Ninth Circuit rules tattoo parlors protected by First Amendment
[JURIST] The US Court of Appeals for the Ninth Circuit [official website] on Thursday invalidated [opinion, PDF] a municipal ban on tattoo parlors by Hermosa Beach, California, calling it a violation of the First Amendment. The controversy initially arose when Johnny Anderson was denied a permit to open a tattoo parlor by the city, located in southern California. The city does not list tattoo parlors in its zoning code [materials], and, as tattoo parlors must be registered under California law [California Health and Safety Code, text], the city’s code in effect outlawed those establishments. The US District Court for the Central District of California [official website] granted summary judgment to the city when Anderson filed his original suit. In arriving at its decision, the Ninth Circuit first held that tattooing is an expressive activity, not merely conduct with an expressive component. Based on that holding, the court further held that tattooing was subject to only reasonable time, place or manner restrictions, and the city’s ban was not narrowly tailored to the city’s interest in protecting public health and did not leave open alternative channels of communication. The court concluded:
[T]he City’s total ban on tattoo parlors in Hermosa Beach is not a reasonable “time, place, or manner” restriction because it is substantially broader than necessary to achieve the City’s significant health and safety interests and because it entirely forecloses a unique and important method of expression. Moreover, no genuine issue of material fact exists with respect to the constitutionality of the regulation. Thus, we hold that Hermosa Beach Municipal Code § 17.06.070 is facially unconstitutional to the extent that it excludes tattoo parlors.
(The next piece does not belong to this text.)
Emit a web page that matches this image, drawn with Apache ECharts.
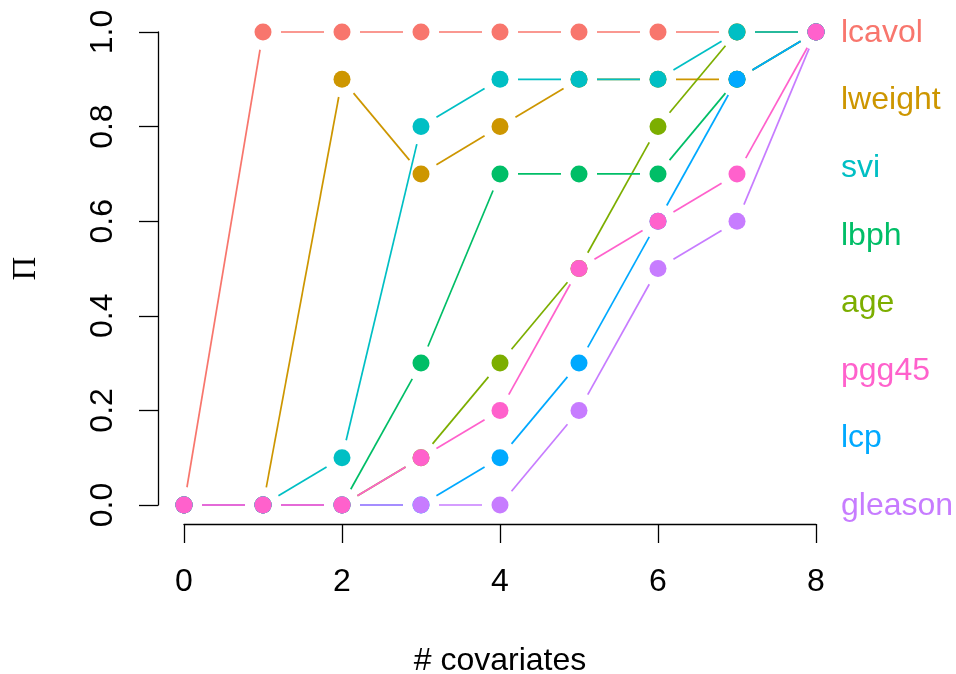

The city is currently deliberating as to whether it will appeal the decision [LAT report] to an en banc panel of the Ninth Circuit, or perhaps even to the Supreme Court.
First Amendment rights have been the focus of numerous court challenges in recent history, often by unpopular groups seeking to have their rights enforced. Also Thursday, the US District Court for the Central District of California, which granted summary judgment against Anderson, ruled that the US military’s “Don’t Ask, Don’t Tell” policy violates the First Amendment [JURIST report]. In August, the US District Court for the Western District of Missouri found that Missouri laws banning protests at funerals [JURIST report] are unconstitutional. That case involved the controversial Westboro Baptist Church, and another case involving the same organization will be heard by the Supreme Court [JURIST report] this term.